Mounted Needles of one type or another are very useful in
microscopy and dissection. They are simply made and the materials are
inexpensive. Ordinary sewing needles are readily available in a wide
variety of lengths and thickness.|
These use wooden dowel for the handles, the long version (type 1) typically uses 6 mm diameter dowel whilst the stubby types use 9 mm diameter.
The Type 2 single needle has a round handle but may benefit from having a small flat sanded on it to stop it rolling off the desk. The type 3 twin version is shown here with a reduced flat handle... I find this gives more control and lets me feel what is happening. The lengths are not critical...Use what you find comfortable. I varnish mine so that they are more easily washed.
I have problems...
in getting my hands and fingers to perform delicate operations and so I tried making some broad handles from 6mm plywood so that there would be more friction when gripped between finger and thumb.

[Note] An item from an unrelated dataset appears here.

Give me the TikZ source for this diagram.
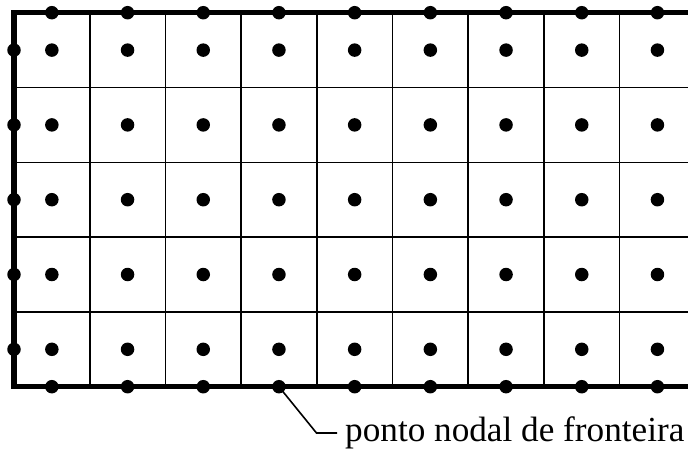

The type 6 item on extreme right works well but the types 4 & 5 seem to be somewhat "handle heavy".
I tend to hoard odd bit of wood but apart from some very thin aeromodelling ply I had nothing suitable...
Then I found the beech lollipop stick that is illustrated in the drawing below (type A).

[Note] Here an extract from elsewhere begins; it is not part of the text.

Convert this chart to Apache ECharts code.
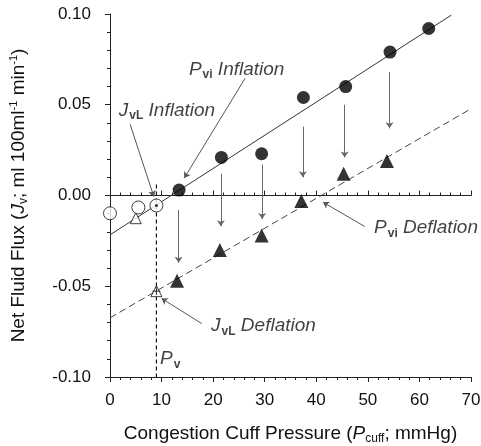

The lollipop stick is 2 mm thick which is ideal for the paddle itself but not thick enough to accept the needles so I cut it in the fashion denoted by the red lines shown at "B".
The smaller pieces were laminated "crossgrain" onto the paddle, using waterproof PVA glue, and clamping firmly in a vice overnight. (Diagram "C")

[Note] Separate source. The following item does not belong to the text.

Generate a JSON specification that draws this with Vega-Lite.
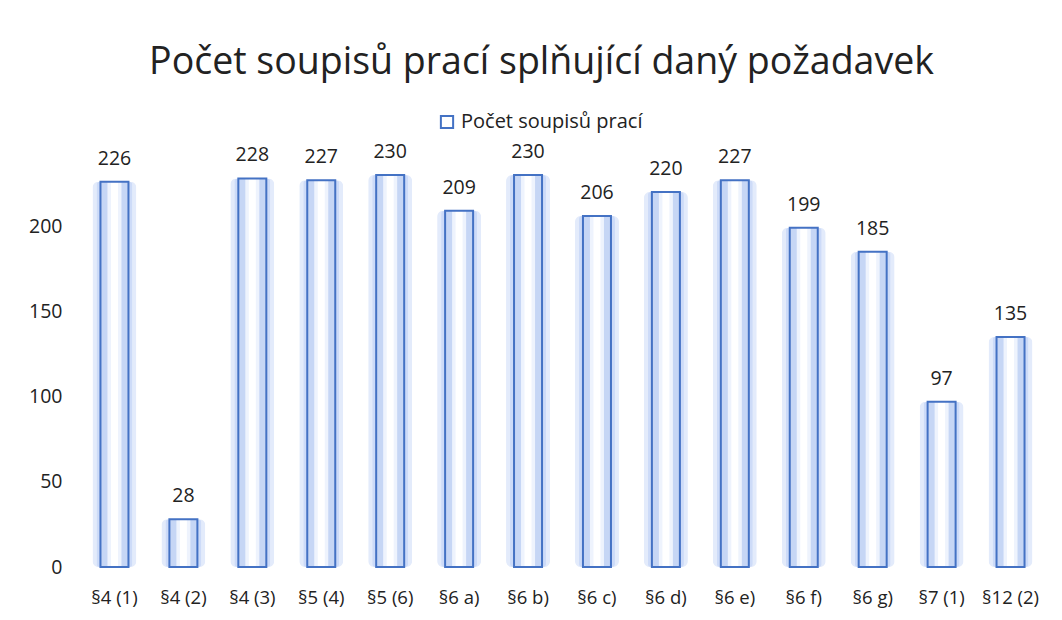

The shape depicted in diagram "D" was fashioned using a "Dremel" tool fitted with a 15 mm sanding drum.
The finished articles are illustrated as types "E", "F" & "G".
In all the types...
the needles are fixed into the handles by first drilling a pilot hole that is 90% of the diameter of the needle being used. Then a blob of cyanoacrylate glue (superglue) is placed on the end of the handle and the needle is forced into position using pliers to grip the needle.
Alternatively the needle can be held, point down, in the jaws of a vice and the handle, with blob of superglue, tapped onto the protruding "eye" end.
These mounted needles may be used for dissection, fixing specimens to blocks, Placing wings on adhesive strips during Wing Mounting and other tasks.
For a cutting action "Diabetic" syringes may be used as the integral needle is sharpened to a cutting edge at it's tip and the plastic barrel acts as a handle.
The Plywood and lollopop stick versions may be lightened by drilling holes (the edges of the holes may provide extra purchase as the soft tips of thumb and forefinger will swell into the holes due to the gripping pressure).